* _GIVEN MATERIAL_

=-=-=-=-=

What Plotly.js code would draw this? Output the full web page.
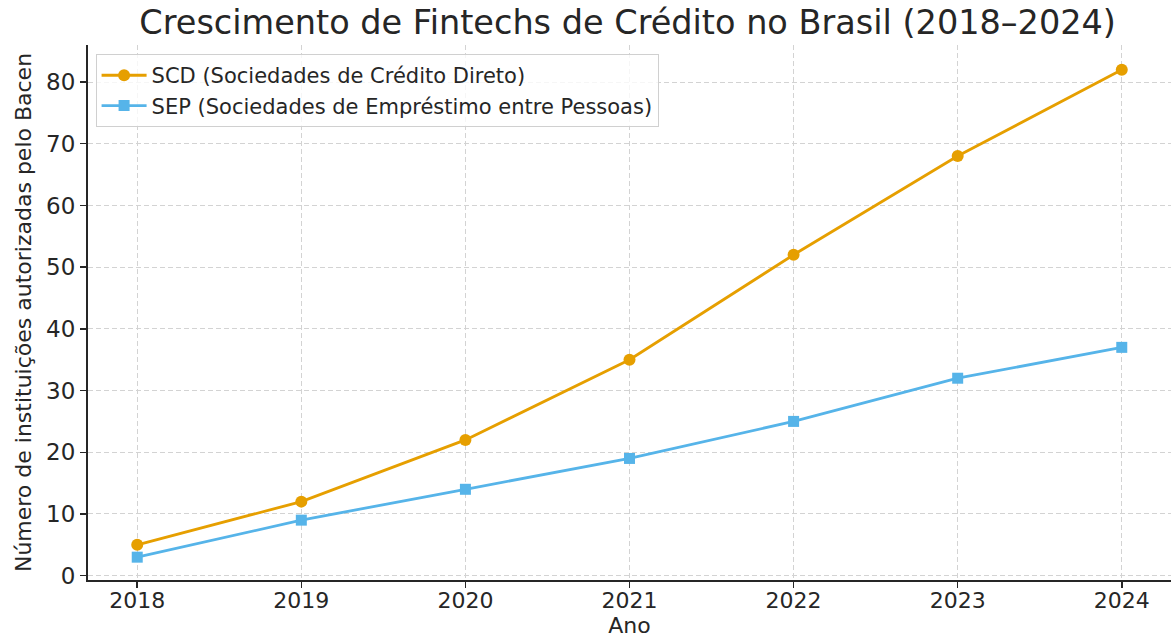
<!DOCTYPE html>
<html>
<head>
<meta charset="utf-8">
<script src="https://cdn.plot.ly/plotly-3.0.1.min.js"></script>
<style>html,body{margin:0;padding:0;background:#fff;}#chart{width:1171px;height:639px;}</style>
</head>
<body>
<div id="chart"></div>
<script>
const years = [2018, 2019, 2020, 2021, 2022, 2023, 2024];
const scd = [5, 12, 22, 35, 52, 68, 82];
const sep = [3, 9, 14, 19, 25, 32, 37];
const scdName = "SCD (Sociedades de Crédito Direto)";
const sepName = "SEP (Sociedades de Empréstimo entre Pessoas)";

const font = "DejaVu Sans, sans-serif";
const traces = [
  {x: years, y: scd, name: scdName, mode: "lines+markers", type: "scatter",
   line: {color: "#E69F00", width: 2.8}, marker: {symbol: "circle", size: 12, color: "#E69F00"}},
  {x: years, y: sep, name: sepName, mode: "lines+markers", type: "scatter",
   line: {color: "#56B4E9", width: 2.8}, marker: {symbol: "square", size: 11, color: "#56B4E9"}}
];
const layout = {
  width: 1171, height: 639,
  margin: {l: 88, r: 0, t: 45, b: 59},
  paper_bgcolor: "#fff", plot_bgcolor: "#fff",
  font: {family: font, color: "#262626"},
  title: {text: "Crescimento de Fintechs de Crédito no Brasil (2018–2024)", font: {size: 33.5, family: font, color: "#262626"}, x: 0.536, xanchor: "center", y: 0.965, yanchor: "middle"},
  xaxis: {
    range: [2017.7, 2024.3], tickmode: "array", tickvals: years, ticktext: years.map(String),
    showgrid: true, gridcolor: "#d3d3d3", griddash: "5px,3px", gridwidth: 1,
    showline: true, linecolor: "#262626", linewidth: 2, mirror: false,
    ticks: "outside", ticklen: 6, tickwidth: 1.5, tickcolor: "#262626",
    tickfont: {size: 22}, zeroline: false, ticklabelstandoff: -6,
    title: {text: "Ano", font: {size: 22}, standoff: 2}
  },
  yaxis: {
    range: [-0.7, 86], dtick: 10, tick0: 0,
    showgrid: true, gridcolor: "#d3d3d3", griddash: "5px,3px", gridwidth: 1,
    showline: true, linecolor: "#262626", linewidth: 2, mirror: false,
    ticks: "outside", ticklen: 6, tickwidth: 1.5, tickcolor: "#262626",
    tickfont: {size: 23}, zeroline: false,
    title: {text: "Número de instituições autorizadas pelo Bacen", font: {size: 22}, standoff: 8}
  },
  legend: {x: 0.007, y: 0.983, xanchor: "left", yanchor: "top",
    bgcolor: "rgba(255,255,255,0.8)", bordercolor: "#d0d0d0", borderwidth: 1,
    font: {size: 21, color: "#262626"}, tracegroupgap: 2, itemwidth: 45},
  showlegend: true
};
Plotly.newPlot("chart", traces, layout, {displayModeBar: false, staticPlot: true});
</script>
</body>
</html>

=-=-=-=-=

* _SHORT PROBLEM_
Write out each line again precisely as it appears, skipping every picture.

* _RESULT BELOW_
What Plotly.js code would draw this? Output the full web page.
<!DOCTYPE html>
<html>
<head>
<meta charset="utf-8">
<script src="https://cdn.plot.ly/plotly-3.0.1.min.js"></script>
<style>html,body{margin:0;padding:0;background:#fff;}#chart{width:1171px;height:639px;}</style>
</head>
<body>
<div id="chart"></div>
<script>
const years = [2018, 2019, 2020, 2021, 2022, 2023, 2024];
const scd = [5, 12, 22, 35, 52, 68, 82];
const sep = [3, 9, 14, 19, 25, 32, 37];
const scdName = "SCD (Sociedades de Crédito Direto)";
const sepName = "SEP (Sociedades de Empréstimo entre Pessoas)";

const font = "DejaVu Sans, sans-serif";
const traces = [
  {x: years, y: scd, name: scdName, mode: "lines+markers", type: "scatter",
   line: {color: "#E69F00", width: 2.8}, marker: {symbol: "circle", size: 12, color: "#E69F00"}},
  {x: years, y: sep, name: sepName, mode: "lines+markers", type: "scatter",
   line: {color: "#56B4E9", width: 2.8}, marker: {symbol: "square", size: 11, color: "#56B4E9"}}
];
const layout = {
  width: 1171, height: 639,
  margin: {l: 88, r: 0, t: 45, b: 59},
  paper_bgcolor: "#fff", plot_bgcolor: "#fff",
  font: {family: font, color: "#262626"},
  title: {text: "Crescimento de Fintechs de Crédito no Brasil (2018–2024)", font: {size: 33.5, family: font, color: "#262626"}, x: 0.536, xanchor: "center", y: 0.965, yanchor: "middle"},
  xaxis: {
    range: [2017.7, 2024.3], tickmode: "array", tickvals: years, ticktext: years.map(String),
    showgrid: true, gridcolor: "#d3d3d3", griddash: "5px,3px", gridwidth: 1,
    showline: true, linecolor: "#262626", linewidth: 2, mirror: false,
    ticks: "outside", ticklen: 6, tickwidth: 1.5, tickcolor: "#262626",
    tickfont: {size: 22}, zeroline: false, ticklabelstandoff: -6,
    title: {text: "Ano", font: {size: 22}, standoff: 2}
  },
  yaxis: {
    range: [-0.7, 86], dtick: 10, tick0: 0,
    showgrid: true, gridcolor: "#d3d3d3", griddash: "5px,3px", gridwidth: 1,
    showline: true, linecolor: "#262626", linewidth: 2, mirror: false,
    ticks: "outside", ticklen: 6, tickwidth: 1.5, tickcolor: "#262626",
    tickfont: {size: 23}, zeroline: false,
    title: {text: "Número de instituições autorizadas pelo Bacen", font: {size: 22}, standoff: 8}
  },
  legend: {x: 0.007, y: 0.983, xanchor: "left", yanchor: "top",
    bgcolor: "rgba(255,255,255,0.8)", bordercolor: "#d0d0d0", borderwidth: 1,
    font: {size: 21, color: "#262626"}, tracegroupgap: 2, itemwidth: 45},
  showlegend: true
};
Plotly.newPlot("chart", traces, layout, {displayModeBar: false, staticPlot: true});
</script>
</body>
</html>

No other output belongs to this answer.